Despite being discussed numerous times, lagging the county’s payroll has never been passed by the full commission.
“It will probably be brought up again until we do something about it,” Deloach said.
Financial Committee Chairman Ray Lyons said the impact to the employees, the departments and the county as a whole must be considered when deciding whether to implement payroll lagging.
“I know implementing change is a very difficult thing,” Lyons said. “It’s very difficult to get started, but to do that you have to buy in at the top.”
When the county looked into the idea last year, it was not approached in a successful manner, Lyons said.
“At one time, we had the department heads go to their employees and ask them what they thought about it. That is working from the bottom up,” Lyons said. “That is not going to work. You cannot be successful implementing this kinds of change in that matter.”
Carter County Road Superintendent Roger Colbaugh, who serves on the committee, voiced his support for the practice of lagged payroll.
“I’m for lagging,” he said. “It’s just a better way for a manager to track time.”
He said lagging payroll would help his department track employee time and, more specifically, employee overtime. During winter months, especially, Colbaugh’s employees frequently accrue overtime as they have to work to keep roads clear, he said. If time sheets are turned in on Tuesday and a snow storm hits that night, highway department employees have no way to account for that overtime on the correct pay period. The employees are then left waiting until the next pay period before receiving their pay for those overtime hours, Colbaugh said.

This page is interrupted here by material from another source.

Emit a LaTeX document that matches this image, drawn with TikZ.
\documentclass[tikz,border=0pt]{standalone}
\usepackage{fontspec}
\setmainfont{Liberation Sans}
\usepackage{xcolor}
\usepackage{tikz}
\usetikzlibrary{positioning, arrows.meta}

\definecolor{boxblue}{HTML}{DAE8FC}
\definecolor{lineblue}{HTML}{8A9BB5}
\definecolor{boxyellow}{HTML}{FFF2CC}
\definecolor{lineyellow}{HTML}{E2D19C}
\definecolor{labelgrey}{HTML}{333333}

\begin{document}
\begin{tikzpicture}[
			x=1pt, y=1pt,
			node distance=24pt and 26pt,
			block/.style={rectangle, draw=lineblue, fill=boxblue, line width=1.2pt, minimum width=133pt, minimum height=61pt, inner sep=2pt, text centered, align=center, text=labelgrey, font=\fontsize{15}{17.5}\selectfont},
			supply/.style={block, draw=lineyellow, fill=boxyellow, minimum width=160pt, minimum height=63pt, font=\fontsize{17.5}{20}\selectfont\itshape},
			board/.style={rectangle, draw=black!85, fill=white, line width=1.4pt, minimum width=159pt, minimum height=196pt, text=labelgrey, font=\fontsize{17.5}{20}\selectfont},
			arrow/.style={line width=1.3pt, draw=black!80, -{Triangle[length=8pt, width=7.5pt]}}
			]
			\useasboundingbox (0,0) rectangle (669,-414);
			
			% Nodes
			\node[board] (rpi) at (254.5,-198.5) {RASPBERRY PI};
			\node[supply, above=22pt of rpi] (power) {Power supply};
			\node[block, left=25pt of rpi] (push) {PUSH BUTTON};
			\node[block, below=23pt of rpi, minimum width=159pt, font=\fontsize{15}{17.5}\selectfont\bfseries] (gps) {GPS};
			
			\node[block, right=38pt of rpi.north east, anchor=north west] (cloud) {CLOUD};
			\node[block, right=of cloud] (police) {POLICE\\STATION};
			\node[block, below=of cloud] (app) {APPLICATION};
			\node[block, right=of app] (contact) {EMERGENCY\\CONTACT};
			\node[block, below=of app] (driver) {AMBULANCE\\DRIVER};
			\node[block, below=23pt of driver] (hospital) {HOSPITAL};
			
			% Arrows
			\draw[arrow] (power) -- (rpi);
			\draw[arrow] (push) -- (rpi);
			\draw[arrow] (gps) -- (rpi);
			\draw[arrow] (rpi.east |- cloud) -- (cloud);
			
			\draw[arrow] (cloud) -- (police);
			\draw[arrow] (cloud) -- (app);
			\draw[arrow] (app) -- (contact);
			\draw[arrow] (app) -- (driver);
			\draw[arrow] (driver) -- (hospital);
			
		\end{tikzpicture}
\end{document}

Over the years, three different ways to implement pay lagging were discussed, Deloach said. The first was to simply hold pay back one week, but many department heads felt this would put an undue hardship on the employees.
The second option, Deloach said, was to implement payroll lagging gradually over 10 weeks by lagging payroll by one day per pay period until a week’s lag was established.
This staggered approach would minimize the impact on the employees, Deloach said.
“I don’t want to short any employee or impact their family’s livelihood. That is not my goal,” she said. “My goal is just to have a clean accounting system.”
The third method, Deloach said, was a proposal to give the employee’s an one time bonus of a week’s pay so payroll lagging could be implemented without affecting the employees negatively. The estimated cost to implement that proposal was $150,000. That plan was presented to the full Commission in 2014 and failed to garner enough votes to pass.
Committee member Danny Ward said while he supported the idea of payroll lagging, he also felt he and the other new members of the committee needed time to understand all the issues and options before voting.
“We need to have every available argument before us so we can make the right decision for this county,” he said.
Carter County Mayor Leon Humphrey, who serves on the committee, made a motion to implement lagging payroll on the staggered system by delaying payroll by one day for five successive payroll periods to begin on July 1. Humphrey said he felt by implementing it on July 1 that would give employees sufficient time to prepare for the staggered lagging. The motion was seconded by Colbaugh.
Prior to casting his vote, Ward said he did not think bringing up something and asking for an immediate vote was the proper way to conduct county business. Despite his objection to the timing, Ward voted in support of the motion, which passed unanimously.
The measure now will go before the full commission for approval.